1. Understand risk exposures in real time
Terri Troy does her best work when she’s 100 percent focused on the matter at hand, so for the Halifax Regional Municipality Pension Plan (HRMPP), she is arguably doing her best work. “I lead a single-purpose organization,” says the CEO and CIO. “I deal with pension-plan matters all day long.” Troy says risk management is at the core of managing a pension plan, and in order to implement a successful risk-management platform, she and her team needed to understand risk exposures in real time.
“Because of significant volatility in the market, there is the need for a strong risk-management platform,” she explains. “Risk exposures are not static. They change all the time. Through automation of data, we can at any time know our asset mix, whether we are in compliance with our overall investment policies, and whether our investment managers are compliant with the investment constraints we have given them.”
This also means that Troy can be made aware of any sector, geographic, currency, credit, and interest-rate exposure in real time.
2. Program tests to improve analysis
Because risk isn’t always something you can predict, stress-test scenarios are incredibly helpful. They enable Troy to see the impact on HRMPP’s portfolio if, for example, interest rates were to rise or oil were at $40 a barrel.
“There really wasn’t a previous system per se,” Troy says. “Asset-allocation studies were done periodically, and risk management was based on long-term strategic-asset diversification and assumptions about how each asset class would perform. This still occurs, but we’ve added a much-needed interim measurement capability in order to understand our risk exposures at all times. This allows us to rebalance more frequently if required, and it helps us decide on future investments.”
3. Evaluate surplus at risk
A main component of HRMPP’s system is its evaluation of its own surplus at risk. Because the organization’s entire portfolio is accessible in real time, Troy and her team can evaluate how both their assets and liabilities react to any given macroevent based on various assumptions. If they find they are overexposed to a certain event, the asset allocation can be adjusted to be better prepared. “Success is driven by our ability to earn attractive, risk-adjusted returns … while not exceeding our surplus-at-risk targets,” Troy says. “If we didn’t monitor risk exposures frequently, we would be operating without knowing and understanding changes in our risk exposures. We have moved to a more proactive risk-management system versus a reactive one. Also, real-time access allows us to monitor information, including risk positions, whenever we want. For example, we don’t have to wait for monthly reports from a third-party provider. This allows us to be aware of any changes in risk positions early, which allows us to make changes in our investments earlier than if we had to wait for end-of-period reporting.”
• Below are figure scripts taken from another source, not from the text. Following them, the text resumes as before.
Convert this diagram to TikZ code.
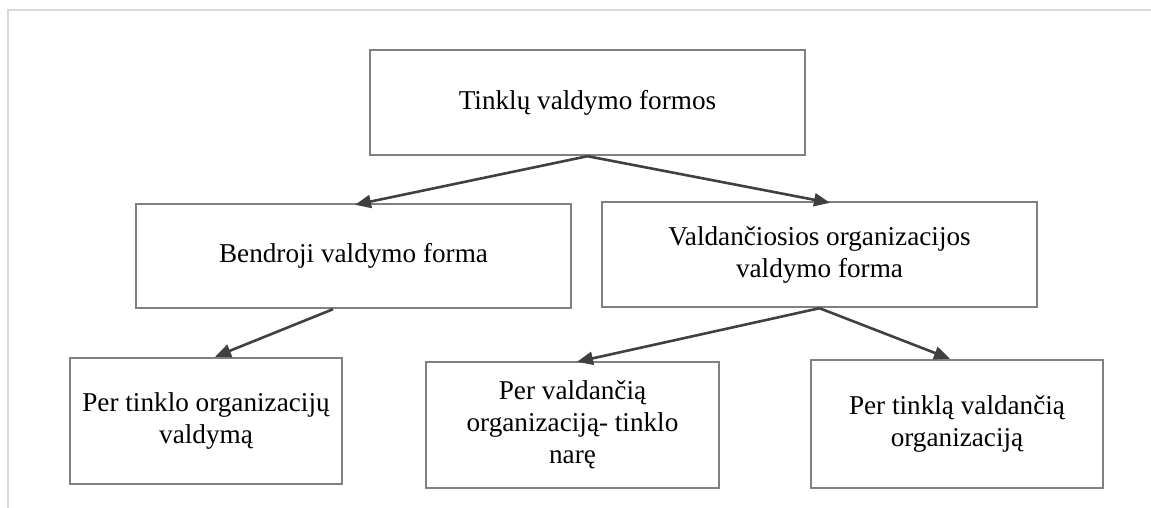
\documentclass[tikz,border=0pt]{standalone}
\usepackage{fontspec}
\setmainfont{Liberation Serif}
\usetikzlibrary{arrows.meta}
\definecolor{boxline}{HTML}{808080}
\definecolor{arrowline}{HTML}{404040}
\definecolor{frameline}{HTML}{D9D9D9}
\tikzset{
  formbox/.style={draw=boxline, line width=2.4pt, rectangle, align=center,
    inner sep=0pt, font=\fontsize{27.2}{32}\selectfont},
  link/.style={draw=arrowline, line width=2.6pt,
    -{Triangle[length=16pt,width=13pt]}},
}
\begin{document}
\begin{tikzpicture}[x=1pt,y=-1pt]
  \useasboundingbox (0,0) rectangle (1151,508);
  % page frame
  \draw[frameline, line width=1.8pt] (8,510) -- (8,10) -- (1152,10);

  % boxes
  \node[formbox, minimum width=435pt, minimum height=105pt] (top) at (587.5,102.5) {Tinklų valdymo formos};
  \node[formbox, minimum width=435pt, minimum height=104pt] (bend) at (353.5,256) {Bendroji valdymo forma};
  \node[formbox, minimum width=435pt, minimum height=105pt] (vald) at (819.5,254.5) {Valdančiosios organizacijos\\valdymo forma};
  \node[formbox, minimum width=272pt, minimum height=126pt] (pt) at (206,421) {Per tinklo organizacijų\\valdymą};
  \node[formbox, minimum width=293pt, minimum height=126pt] (pv) at (572.5,425) {Per valdančią\\organizaciją- tinklo\\narę};
  \node[formbox, minimum width=292pt, minimum height=128pt] (ptv) at (957,424) {Per tinklą valdančią\\organizaciją};

  % connectors
  \draw[link] (top.south) -- ([xshift=1.5pt,yshift=-2pt]bend.north);
  \draw[link] (top.south) -- ([xshift=10.5pt,yshift=-2pt]vald.north);
  \draw[link] ([xshift=-20.5pt]bend.south) -- ([xshift=9pt]pt.north);
  \draw[link] (vald.south) -- ([xshift=4.5pt,yshift=-1pt]pv.north);
  \draw[link] (vald.south) -- ([xshift=-7pt]ptv.north);
\end{tikzpicture}
\end{document}
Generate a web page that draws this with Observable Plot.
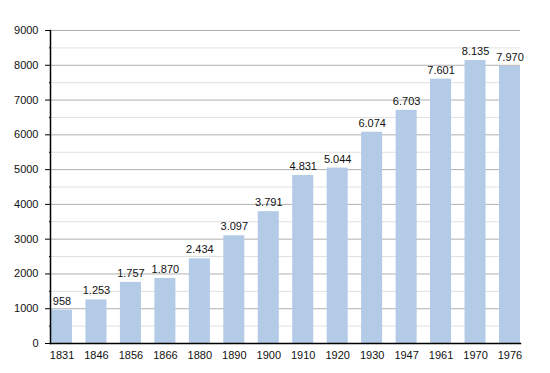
<!DOCTYPE html>
<html><head><meta charset="utf-8">
<script src="https://cdn.jsdelivr.net/npm/d3@7"></script>
<script src="https://cdn.jsdelivr.net/npm/@observablehq/plot@0.6"></script>
<style>body{margin:0;background:#fff}</style>
</head><body><div id="chart"></div>
<script>
const years = ["1831","1846","1856","1866","1880","1890","1900","1910","1920","1930","1947","1961","1970","1976"];
const population = [958,1253,1757,1870,2434,3097,3791,4831,5044,6074,6703,7601,8135,7970];
const labels = ["958","1.253","1.757","1.870","2.434","3.097","3.791","4.831","5.044","6.074","6.703","7.601","8.135","7.970"];
const majorTicks = d3.range(0, 9001, 1000);
const minorTicks = d3.range(500, 9000, 1000);

const data = years.map((y, i) => ({year: y, value: population[i], label: labels[i]}));

const chart = Plot.plot({
  width: 550,
  height: 373,
  marginLeft: 51,
  marginRight: 30,
  marginTop: 30,
  marginBottom: 30,
  style: {fontFamily: "'Liberation Sans', Arial, sans-serif", fontSize: "11px", color: "#111", background: "#fff"},
  x: {domain: years, paddingInner: 0.39, paddingOuter: 0, round: false, label: null},
  y: {domain: [0, 9000], label: null},
  marks: [
    Plot.ruleY(minorTicks, {stroke: "#e0e0e0", strokeWidth: 1, insetLeft: -1}),
    Plot.ruleY(majorTicks, {stroke: "#b0b0b0", strokeWidth: 1, insetLeft: -1}),
    Plot.barY(data, {x: "year", y: "value", fill: "#b3cbe6"}),
    Plot.text(data, {x: "year", y: "value", text: "label", dy: -9, fontSize: 11, fill: "#111"}),
    Plot.axisY(majorTicks, {tickSize: 6, tickPadding: 7, tickFormat: d => String(d), stroke: "#000", fontSize: 11}),
    Plot.axisY(minorTicks, {tickSize: 2, tickFormat: () => "", stroke: "#000"}),
    Plot.axisX({tickSize: 0, tickPadding: 8, fontSize: 11}),
    Plot.frame({anchor: "left", stroke: "#000", strokeWidth: 1.5, insetLeft: -1}),
    Plot.frame({anchor: "bottom", stroke: "#000", strokeWidth: 1.5, insetLeft: -1})
  ]
});
document.getElementById("chart").appendChild(chart);
</script>
</body></html>
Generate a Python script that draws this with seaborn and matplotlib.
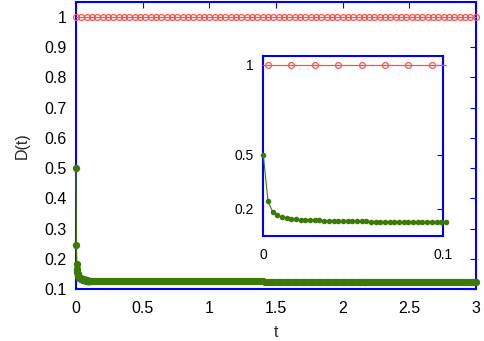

4. Create a separate pension office
HRMPP’s committee felt strongly that the pension office should be a distinct entity differentiated from the overall Halifax Regional Municipality (HRM) organization, the idea being that those charged with managing the pension plan could then devote 100 percent of their time to the endeavour. Troy reports to the pension-plan committee because if she reported to one particular stakeholder—for example, HRM’s management or a certain union—the other stakeholders might question her motivations. With the pension office operating as a separate entity, Troy is totally aligned with doing the best thing for the pension committee and all plan members at all times.
5. Develop a solid governance model
Troy says the benefits of the pension office are really a result of the strong governance model that the pension committee put in place, allowing the CEO to manage risk in real time within approved limits. “This has allowed me to take advantage of extreme dislocations in the market to improve our investment returns without going back to the pension committee each time,” Troy says.
Because of the separate pension office, in 2009, when credit spreads were extremely wide, Troy and her team were able to tactically invest 10 percent of HRMPP’s assets in investment-grade credit. In 2012, the organization’s allocation to private investment was 20 percent of its overall fund, and it also earned approximately 20 percent on its private-investment portfolio.